ABUJA, Dec 24 – Nigeria posted a N5.7 trillion ($4 billion) fiscal deficit in the first half of 2025, official budget execution data showed, reflecting sustained strain on public finances driven by weak revenue performance and elevated government spending.
Figures from the Budget Office of the Federation’s Q1 and Q2 2025 Budget Implementation Reports revealed that the first-half shortfall reflected a widening gap between government revenues and expenditures that remains significantly larger than a year earlier.
In the first quarter of 2025, the fiscal deficit stood at N3.04 trillion ($2 billion). This was N481.81 billion, or 13.67 percent, below the projected quarterly deficit of N3.53 trillion but more than double the N1.47 trillion deficit recorded in the first quarter of 2024.
Financing for the quarter was largely sourced from domestic borrowing amounting to N3.30 trillion, alongside N57.16 billion from privatization proceeds and N70.11 billion from multilateral and bilateral project-tied loans.

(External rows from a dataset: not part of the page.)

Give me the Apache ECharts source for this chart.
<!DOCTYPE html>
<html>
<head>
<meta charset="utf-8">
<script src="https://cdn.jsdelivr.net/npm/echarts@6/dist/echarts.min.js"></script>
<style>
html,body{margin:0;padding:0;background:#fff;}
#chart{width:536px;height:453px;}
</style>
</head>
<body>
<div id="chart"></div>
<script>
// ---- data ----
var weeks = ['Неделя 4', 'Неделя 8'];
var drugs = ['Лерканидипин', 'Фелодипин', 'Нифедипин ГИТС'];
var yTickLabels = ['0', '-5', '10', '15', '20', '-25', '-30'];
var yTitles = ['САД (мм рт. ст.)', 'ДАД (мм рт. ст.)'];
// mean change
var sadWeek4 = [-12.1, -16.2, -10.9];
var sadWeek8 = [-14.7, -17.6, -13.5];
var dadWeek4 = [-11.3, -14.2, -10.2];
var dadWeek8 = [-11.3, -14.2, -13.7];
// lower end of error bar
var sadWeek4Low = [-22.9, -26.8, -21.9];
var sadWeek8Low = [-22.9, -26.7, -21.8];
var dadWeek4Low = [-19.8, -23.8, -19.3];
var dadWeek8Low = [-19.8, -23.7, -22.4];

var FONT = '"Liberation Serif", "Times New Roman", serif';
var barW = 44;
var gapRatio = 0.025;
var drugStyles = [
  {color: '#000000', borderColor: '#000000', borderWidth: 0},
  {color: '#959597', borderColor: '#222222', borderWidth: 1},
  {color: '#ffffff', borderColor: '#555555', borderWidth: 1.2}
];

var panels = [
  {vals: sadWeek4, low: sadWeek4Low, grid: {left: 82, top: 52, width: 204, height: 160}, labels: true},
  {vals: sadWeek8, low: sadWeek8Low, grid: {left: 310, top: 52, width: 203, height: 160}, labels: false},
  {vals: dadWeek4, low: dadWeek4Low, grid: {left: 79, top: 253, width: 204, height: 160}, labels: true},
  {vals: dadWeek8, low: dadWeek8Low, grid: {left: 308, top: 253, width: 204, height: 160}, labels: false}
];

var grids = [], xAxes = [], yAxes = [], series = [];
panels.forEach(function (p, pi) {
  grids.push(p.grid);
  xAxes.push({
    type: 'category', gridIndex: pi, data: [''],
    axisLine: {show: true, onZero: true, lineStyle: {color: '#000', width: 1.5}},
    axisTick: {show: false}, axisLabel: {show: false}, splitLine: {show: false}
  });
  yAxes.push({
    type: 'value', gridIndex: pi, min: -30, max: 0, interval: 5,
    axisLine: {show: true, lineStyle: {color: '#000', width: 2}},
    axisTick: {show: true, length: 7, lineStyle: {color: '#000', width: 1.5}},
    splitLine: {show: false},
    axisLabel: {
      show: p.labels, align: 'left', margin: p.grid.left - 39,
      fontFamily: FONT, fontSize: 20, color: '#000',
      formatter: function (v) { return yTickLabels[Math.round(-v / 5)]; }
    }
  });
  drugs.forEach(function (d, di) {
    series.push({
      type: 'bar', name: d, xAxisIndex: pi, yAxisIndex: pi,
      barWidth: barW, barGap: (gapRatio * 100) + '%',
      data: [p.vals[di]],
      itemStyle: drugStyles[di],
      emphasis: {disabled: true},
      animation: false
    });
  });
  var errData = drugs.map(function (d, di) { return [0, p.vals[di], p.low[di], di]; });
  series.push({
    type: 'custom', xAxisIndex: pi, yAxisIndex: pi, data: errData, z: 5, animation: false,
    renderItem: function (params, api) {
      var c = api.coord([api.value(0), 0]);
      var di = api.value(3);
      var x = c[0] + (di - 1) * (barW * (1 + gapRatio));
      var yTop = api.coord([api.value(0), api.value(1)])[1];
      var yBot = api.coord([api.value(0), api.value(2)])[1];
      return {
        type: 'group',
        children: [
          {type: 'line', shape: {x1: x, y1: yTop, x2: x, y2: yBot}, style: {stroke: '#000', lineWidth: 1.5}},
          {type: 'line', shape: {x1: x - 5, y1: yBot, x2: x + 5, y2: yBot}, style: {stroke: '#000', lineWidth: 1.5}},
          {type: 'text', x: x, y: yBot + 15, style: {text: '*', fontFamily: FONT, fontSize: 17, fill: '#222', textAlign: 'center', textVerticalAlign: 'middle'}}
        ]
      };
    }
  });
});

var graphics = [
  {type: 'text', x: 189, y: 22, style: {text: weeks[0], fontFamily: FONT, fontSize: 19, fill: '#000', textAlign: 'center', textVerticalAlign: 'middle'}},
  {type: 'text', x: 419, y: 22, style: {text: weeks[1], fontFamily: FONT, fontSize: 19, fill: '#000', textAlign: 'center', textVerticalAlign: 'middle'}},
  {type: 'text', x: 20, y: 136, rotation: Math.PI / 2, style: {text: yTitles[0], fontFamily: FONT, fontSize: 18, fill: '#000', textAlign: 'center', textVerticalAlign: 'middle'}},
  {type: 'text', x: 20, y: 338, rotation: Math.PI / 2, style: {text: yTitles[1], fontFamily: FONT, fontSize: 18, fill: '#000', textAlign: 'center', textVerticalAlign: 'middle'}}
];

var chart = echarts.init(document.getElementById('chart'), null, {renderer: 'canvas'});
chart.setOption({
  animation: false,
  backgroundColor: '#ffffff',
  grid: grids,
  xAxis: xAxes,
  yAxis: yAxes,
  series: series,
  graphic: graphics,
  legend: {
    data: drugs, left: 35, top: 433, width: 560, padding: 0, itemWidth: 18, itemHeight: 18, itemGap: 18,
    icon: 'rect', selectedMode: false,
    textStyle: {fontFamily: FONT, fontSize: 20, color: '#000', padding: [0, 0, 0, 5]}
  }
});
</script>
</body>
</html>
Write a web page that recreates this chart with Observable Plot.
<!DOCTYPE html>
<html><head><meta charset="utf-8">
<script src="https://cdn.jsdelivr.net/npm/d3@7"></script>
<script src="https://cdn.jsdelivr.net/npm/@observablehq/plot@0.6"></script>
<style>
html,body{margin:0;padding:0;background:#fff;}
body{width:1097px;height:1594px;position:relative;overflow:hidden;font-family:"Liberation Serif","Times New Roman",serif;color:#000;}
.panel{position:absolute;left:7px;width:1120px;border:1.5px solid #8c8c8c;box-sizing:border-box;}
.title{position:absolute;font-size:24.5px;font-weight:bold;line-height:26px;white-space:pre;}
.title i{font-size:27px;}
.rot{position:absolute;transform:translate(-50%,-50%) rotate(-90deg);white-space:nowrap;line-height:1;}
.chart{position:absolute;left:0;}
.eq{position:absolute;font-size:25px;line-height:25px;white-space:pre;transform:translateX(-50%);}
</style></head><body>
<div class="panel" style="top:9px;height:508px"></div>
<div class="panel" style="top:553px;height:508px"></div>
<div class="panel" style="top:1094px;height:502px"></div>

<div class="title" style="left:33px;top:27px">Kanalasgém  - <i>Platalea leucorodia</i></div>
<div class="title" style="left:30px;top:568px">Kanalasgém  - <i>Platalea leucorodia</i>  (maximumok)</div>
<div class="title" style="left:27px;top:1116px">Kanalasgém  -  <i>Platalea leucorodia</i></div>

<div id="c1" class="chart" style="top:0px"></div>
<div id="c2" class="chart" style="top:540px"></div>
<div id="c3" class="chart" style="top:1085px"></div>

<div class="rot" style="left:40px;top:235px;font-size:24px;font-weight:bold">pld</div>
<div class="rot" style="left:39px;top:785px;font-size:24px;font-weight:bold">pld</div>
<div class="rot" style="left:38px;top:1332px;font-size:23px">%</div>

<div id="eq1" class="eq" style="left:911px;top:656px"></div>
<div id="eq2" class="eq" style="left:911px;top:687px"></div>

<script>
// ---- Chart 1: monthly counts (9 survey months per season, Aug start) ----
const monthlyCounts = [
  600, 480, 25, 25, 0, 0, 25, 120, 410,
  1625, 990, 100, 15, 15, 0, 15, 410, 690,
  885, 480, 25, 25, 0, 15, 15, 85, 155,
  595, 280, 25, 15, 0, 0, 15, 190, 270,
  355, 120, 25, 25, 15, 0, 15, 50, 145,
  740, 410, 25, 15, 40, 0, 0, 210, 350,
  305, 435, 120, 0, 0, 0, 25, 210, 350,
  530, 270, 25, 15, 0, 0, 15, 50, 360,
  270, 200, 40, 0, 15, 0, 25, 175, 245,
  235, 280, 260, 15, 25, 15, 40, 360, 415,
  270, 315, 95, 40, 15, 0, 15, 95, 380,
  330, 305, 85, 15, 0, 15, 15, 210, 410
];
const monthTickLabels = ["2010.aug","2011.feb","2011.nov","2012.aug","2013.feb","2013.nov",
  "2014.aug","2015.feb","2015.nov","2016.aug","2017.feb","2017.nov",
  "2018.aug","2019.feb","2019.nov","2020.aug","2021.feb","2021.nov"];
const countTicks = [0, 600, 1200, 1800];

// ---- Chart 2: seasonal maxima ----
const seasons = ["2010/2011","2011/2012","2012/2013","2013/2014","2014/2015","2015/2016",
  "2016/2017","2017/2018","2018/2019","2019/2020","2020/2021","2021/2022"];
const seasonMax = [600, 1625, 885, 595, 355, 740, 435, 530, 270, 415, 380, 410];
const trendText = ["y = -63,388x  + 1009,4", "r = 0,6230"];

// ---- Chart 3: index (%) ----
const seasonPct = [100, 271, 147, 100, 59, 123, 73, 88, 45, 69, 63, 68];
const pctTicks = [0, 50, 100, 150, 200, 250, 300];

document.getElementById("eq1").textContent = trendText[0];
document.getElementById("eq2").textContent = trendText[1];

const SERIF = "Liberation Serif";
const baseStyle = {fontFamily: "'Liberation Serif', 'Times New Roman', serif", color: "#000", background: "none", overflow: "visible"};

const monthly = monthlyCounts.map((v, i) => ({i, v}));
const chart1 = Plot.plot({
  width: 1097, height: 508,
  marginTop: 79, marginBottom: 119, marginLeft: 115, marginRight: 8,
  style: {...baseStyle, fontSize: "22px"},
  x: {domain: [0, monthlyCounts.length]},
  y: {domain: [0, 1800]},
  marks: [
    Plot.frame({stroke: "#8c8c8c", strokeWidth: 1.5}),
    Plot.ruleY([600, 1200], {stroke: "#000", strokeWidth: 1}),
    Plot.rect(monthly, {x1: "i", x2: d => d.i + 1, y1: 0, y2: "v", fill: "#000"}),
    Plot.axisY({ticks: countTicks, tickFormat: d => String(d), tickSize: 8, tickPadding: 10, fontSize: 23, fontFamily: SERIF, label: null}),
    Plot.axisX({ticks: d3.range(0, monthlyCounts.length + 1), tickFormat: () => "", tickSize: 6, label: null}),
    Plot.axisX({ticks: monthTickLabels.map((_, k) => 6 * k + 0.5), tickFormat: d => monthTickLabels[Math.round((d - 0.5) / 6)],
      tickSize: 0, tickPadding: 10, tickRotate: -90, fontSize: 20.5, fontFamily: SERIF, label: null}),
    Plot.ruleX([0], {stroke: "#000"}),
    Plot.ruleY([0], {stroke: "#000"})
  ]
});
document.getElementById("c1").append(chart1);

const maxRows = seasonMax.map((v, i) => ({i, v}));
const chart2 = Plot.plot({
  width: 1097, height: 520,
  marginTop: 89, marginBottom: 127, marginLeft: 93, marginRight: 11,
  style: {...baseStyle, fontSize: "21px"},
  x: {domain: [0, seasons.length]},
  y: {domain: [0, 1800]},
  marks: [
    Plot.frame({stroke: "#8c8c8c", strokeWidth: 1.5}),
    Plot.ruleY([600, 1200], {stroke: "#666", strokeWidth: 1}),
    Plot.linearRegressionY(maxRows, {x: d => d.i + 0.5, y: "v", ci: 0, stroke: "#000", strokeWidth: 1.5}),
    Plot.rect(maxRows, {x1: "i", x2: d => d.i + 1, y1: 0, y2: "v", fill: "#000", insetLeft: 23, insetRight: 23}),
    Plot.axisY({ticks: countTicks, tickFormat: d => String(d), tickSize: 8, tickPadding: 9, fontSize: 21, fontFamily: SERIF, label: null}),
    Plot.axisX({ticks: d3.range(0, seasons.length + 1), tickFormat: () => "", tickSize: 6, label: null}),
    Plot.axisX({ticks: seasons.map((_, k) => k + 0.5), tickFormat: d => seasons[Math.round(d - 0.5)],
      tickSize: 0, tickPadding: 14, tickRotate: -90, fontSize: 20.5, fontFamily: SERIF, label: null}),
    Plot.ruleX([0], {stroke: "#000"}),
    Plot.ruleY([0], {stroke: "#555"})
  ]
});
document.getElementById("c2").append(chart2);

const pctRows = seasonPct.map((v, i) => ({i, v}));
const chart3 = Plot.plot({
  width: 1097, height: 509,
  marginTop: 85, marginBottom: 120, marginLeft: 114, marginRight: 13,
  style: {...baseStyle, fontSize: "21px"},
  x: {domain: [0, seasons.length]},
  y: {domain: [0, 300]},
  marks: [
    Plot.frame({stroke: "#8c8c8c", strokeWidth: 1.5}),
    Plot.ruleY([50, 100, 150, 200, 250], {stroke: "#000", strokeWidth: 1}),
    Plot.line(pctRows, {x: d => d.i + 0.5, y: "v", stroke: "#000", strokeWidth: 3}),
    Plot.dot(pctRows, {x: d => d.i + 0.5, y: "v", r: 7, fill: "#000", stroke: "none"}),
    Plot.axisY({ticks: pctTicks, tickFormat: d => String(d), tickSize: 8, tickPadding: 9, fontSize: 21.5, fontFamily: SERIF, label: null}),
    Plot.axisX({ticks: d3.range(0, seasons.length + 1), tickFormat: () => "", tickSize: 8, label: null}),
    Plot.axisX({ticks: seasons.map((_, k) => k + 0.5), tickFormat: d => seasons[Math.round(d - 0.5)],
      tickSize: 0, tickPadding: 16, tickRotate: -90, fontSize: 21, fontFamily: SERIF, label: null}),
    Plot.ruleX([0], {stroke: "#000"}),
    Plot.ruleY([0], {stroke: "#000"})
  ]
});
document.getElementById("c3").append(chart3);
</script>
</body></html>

The second quarter recorded a fiscal deficit of N2.66 trillion, which was N865.14 billion, or 24.52 percent, lower than the projected N3.53 trillion. This also marked an improvement compared with the N3.17 trillion deficit posted in the same quarter of 2024.
The Budget Office noted that the second-quarter deficit translated to a deficit-to-GDP ratio of 2.64 percent, remaining within Nigeria’s 3 percent fiscal threshold and the ECOWAS convergence criteria.
Borrowing again accounted for the bulk of deficit financing in the second quarter, with domestic sources contributing N2.80 trillion. External funding played a larger role during the period, as multilateral and bilateral project-tied loans increased sharply to N1.60 trillion, alongside N7.76 billion from privatization proceeds.
Combined, the first and second quarter figures bring Nigeria’s total fiscal deficit for the first half of 2025 to approximately N5.7 trillion. While the deficits remain below projections, analysts warn that continued reliance on domestic borrowing could heighten debt sustainability risks, raise interest costs, and crowd out private sector credit unless revenue mobilization improves in the second half of the year.